Liah Hansen about

Scheme - Sum of Biggest Squares, Lambda Calculus (Noisebridge Notes)

I just got home from the Noisebridge Schemers meetup. We started off talking about problem 1.2 (1985 version) / 1.3 (1996 version). Here's the problem:

Define a procedure that takes three numbers as arguments and returns the sum of the squares of the two larger numbers

Here is our first implementation:

(define ssq2(a, b, c)
  (and (a<=b) (a<=c))(sum_of_squares b c)
  (and (b<=a) (b<=c))(sum_of_squares a c)
  (and (c<=a) (c<=b))(sum_of_squares a b)
)

We talked about how writing this function in scheme involves thinking in a different way than if we were to write it in Ruby. In Ruby we might sort the arguments using a sort method, then eliminate the smallest one. Ruby gives us sort and min/max methods for free. In Scheme it isn't quite so easy. In Scheme we think about the problem more in terms of a tree whereas in Ruby we manipulate our data in memory using methods. To illustrate this point, we considered the following code which is how we might think about the problem in a Rubyish way.
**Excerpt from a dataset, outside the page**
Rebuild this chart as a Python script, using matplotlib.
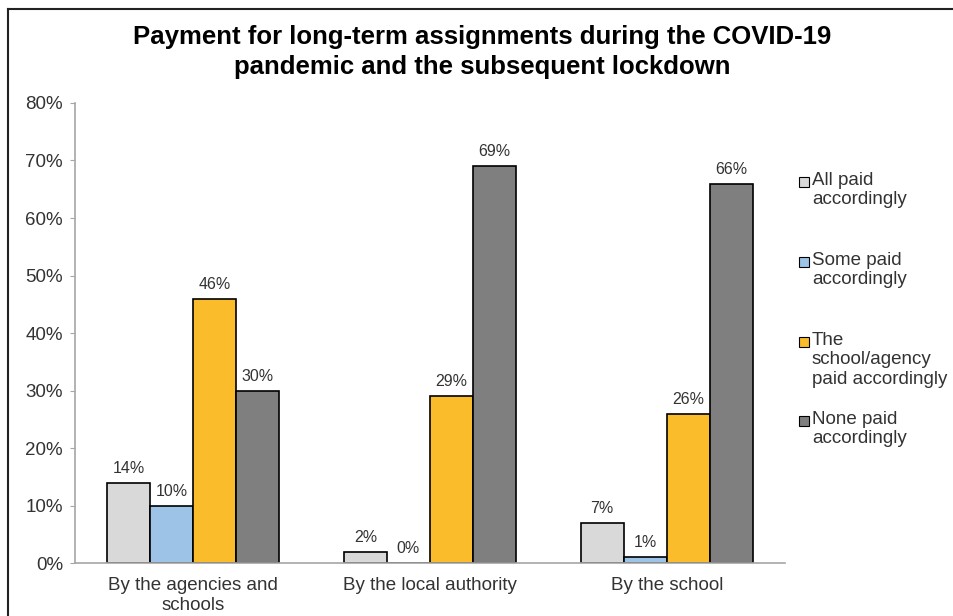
import numpy as np
import matplotlib.pyplot as plt
from matplotlib.patches import Rectangle
from matplotlib.lines import Line2D

plt.rcParams['font.family'] = ['Liberation Sans', 'DejaVu Sans']

categories = ['By the agencies and\nschools', 'By the local authority', 'By the school']
series_names = ['All paid\naccordingly', 'Some paid\naccordingly',
                'The\nschool/agency\npaid accordingly', 'None paid\naccordingly']
all_paid = [14, 2, 7]
some_paid = [10, 0, 1]
school_paid = [46, 29, 26]
none_paid = [30, 69, 66]
colors = ['#D9D9D9', '#9DC3E6', '#FBBC2C', '#7F7F7F']

values = [all_paid, some_paid, school_paid, none_paid]

fig = plt.figure(figsize=(9.54, 6.16), dpi=100)
ax = fig.add_axes([0.0786, 0.0860, 0.7443, 0.7468])

x = np.arange(len(categories))
w = 0.182
for i, (vals, col) in enumerate(zip(values, colors)):
    bars = ax.bar(x + (i - 1.5) * w, vals, w, color=col, edgecolor='black', linewidth=1.2)
    for b, v in zip(bars, vals):
        ax.annotate(f'{v}%', (b.get_x() + b.get_width() / 2, v), xytext=(0, 5),
                    textcoords='offset points', ha='center', va='bottom',
                    fontsize=11.5, color='#333333')

ax.set_xlim(-0.5, 2.5)
ax.set_ylim(0, 80)
ax.set_yticks(np.arange(0, 81, 10))
ax.set_yticklabels([f'{t}%' for t in range(0, 81, 10)])
ax.set_xticks(x)
ax.set_xticklabels(categories, linespacing=1.25)
ax.tick_params(axis='y', labelsize=13.5, colors='#333333', length=3.6, color='#A6A6A6', pad=5)
ax.tick_params(axis='x', labelsize=13.5, colors='#333333', length=0, pad=10)
for s in ['top', 'right']:
    ax.spines[s].set_visible(False)
for s in ['left', 'bottom']:
    ax.spines[s].set_color('#A6A6A6')
    ax.spines[s].set_linewidth(1.2)

fig.text(0.505, 1 - 52 / 616, 'Payment for long-term assignments during the COVID-19\n'
         'pandemic and the subsequent lockdown', ha='center', va='center',
         fontsize=18.5, fontweight='bold', linespacing=1.32)

# legend, drawn by hand so the markers line up with the first text line
leg_y = [182, 262, 342, 421]
for name, col, yy in zip(series_names, colors, leg_y):
    fy = 1 - yy / 616
    fig.patches.append(Rectangle((799 / 954, fy - 5 / 616), 10 / 954, 10 / 616,
                                 transform=fig.transFigure, facecolor=col,
                                 edgecolor='black', linewidth=0.8))
    fig.text(812 / 954, fy + 10 / 616, name, ha='left', va='top', fontsize=13.5,
             color='#333333', linespacing=1.19)

# frame of the original chart area (only top and left visible)
fig.add_artist(Line2D([8 / 954, 1], [1 - 8.5 / 616, 1 - 8.5 / 616],
                      transform=fig.transFigure, color='#222222', linewidth=1.5))
fig.add_artist(Line2D([8 / 954, 8 / 954], [0, 1 - 8.5 / 616],
                      transform=fig.transFigure, color='#222222', linewidth=1.5))

fig.savefig('out.png', dpi=100)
It assumes that there is a sort method that takes a greater than or less than symbol to determine whether to sort ascending or descending.

(define(ssq2 a b c)
  (+ (* (car(sort(list a b c) >)
        (car(sort(list a b c) >)))
      (* car(cdr(sort(list a b c) >)))
         (car(cdr(sort(list a b c) >)))))

Here is my implementation in Ruby using a Scheme-like design.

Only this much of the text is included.